Tyler Labine, left, and Chace Crawford as two brothers living polar (but equally messed up) lives reuniting for their mother’s wedding in the mountain town where they grew up.

They say opposites attract, but when two brothers living polar (but equally messed up) lives reunite for their mother's wedding in the mountain town where they grew up, the friction is palpable.

Topher (Tyler Labine) is a bearded man-child – still living in his hometown (Revelstoke, B.C.) – and a failed DJ who deals weed for a living. He's the kind of guy who, when presented with his girlfriend's positive pregnancy test, immediately offers to drive her to the abortion clinic – and feels magnanimous for making such a proposal.

Cooper (Chace Crawford) is a smart, slick big-city guy – a New Yorker with a successful career and a girlfriend who rates, on a scale of one to 10, as a 12.

It's hard to imagine this ridiculously handsome specimen in black sharing any DNA with his schlubby, small town older brother.

But they do, Coop notes, both carry a gene that seems to have messed up all the men in the family. In addition to the brothers' troubles, there is their dead (or is he?) father, lurking (at least metaphorically) in the background. A paranoid recluse, their dad moved long ago to the family's remote mountain cabin. But he has disappeared – gone so long that he is legally being declared deceased. Toph was around to witness his demise; Coop was not.

In fact, even now Coop can only handle a couple of days back home – and has already booked a flight out to his next urban adventure.

While he's around, Toph, desperate for attention and approval from his more successful and worldly brother, has organized a trip for the two of them to the cabin, ostensibly to check out reports of a squatter inhabiting the place. But it's clear that what he's really looking for is some big-time bro-bonding.
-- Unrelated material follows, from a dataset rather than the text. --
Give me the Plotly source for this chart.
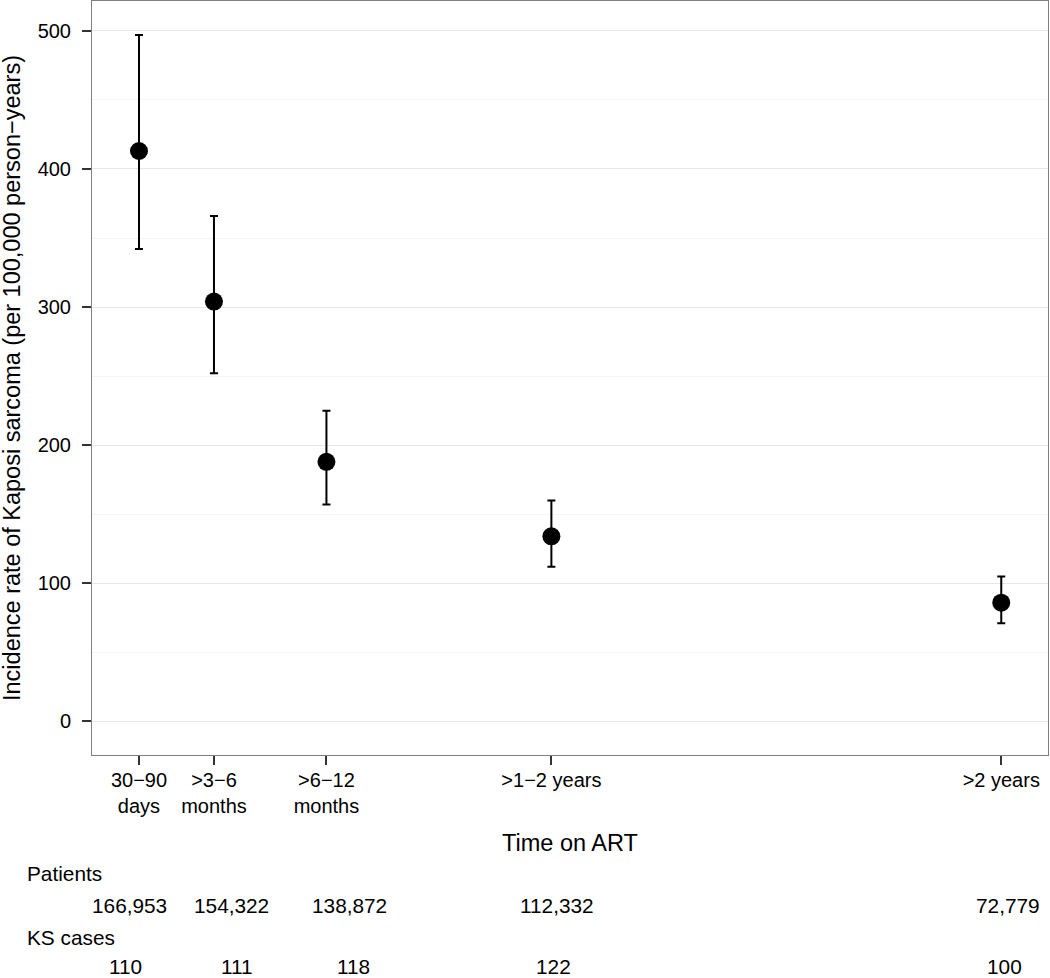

What they get instead is a frigid mountain challenge, worthy of the survival shows Coop likes to watch from the safety of the Big Apple. But when it comes to real-life survival in the mountains, it's the boys' dad who will come to their rescue – in the form of a survival manual he prepared, which surfaces in the rustic wooden cabin. His sons are going to need it.

These mountain scenes are gripping, bringing a surprising thriller element to what starts off as a light-hearted buddy flick.

But it's the performances that carry the film: Crawford (best known for his role as Nate Archibald on Gossip Girl) is far more than a pretty face, offering a nuanced portrayal of a together-on-the-outside, tortured-on-the-inside man off his meds.

And Labine – whose physical characteristics and comedic skills attract inevitable comparisons to Zach Galifianakis and Jack Black – delivers much more than a string of one-liners (hilarious though they often are).

Written and directed by Cameron Labine – Tyler's real-life brother – Mountain Men delivers big heart, some big laughs and authentic character development observed through sharp, but always natural, dialogue. This film, which covers well-trodden territory, could have easily turned into an overly sentimental cliché-fest (the trailer suggests that it might) but it really never does – right down to a surprising, emotional cave-set reconciliation scene toward the film's end.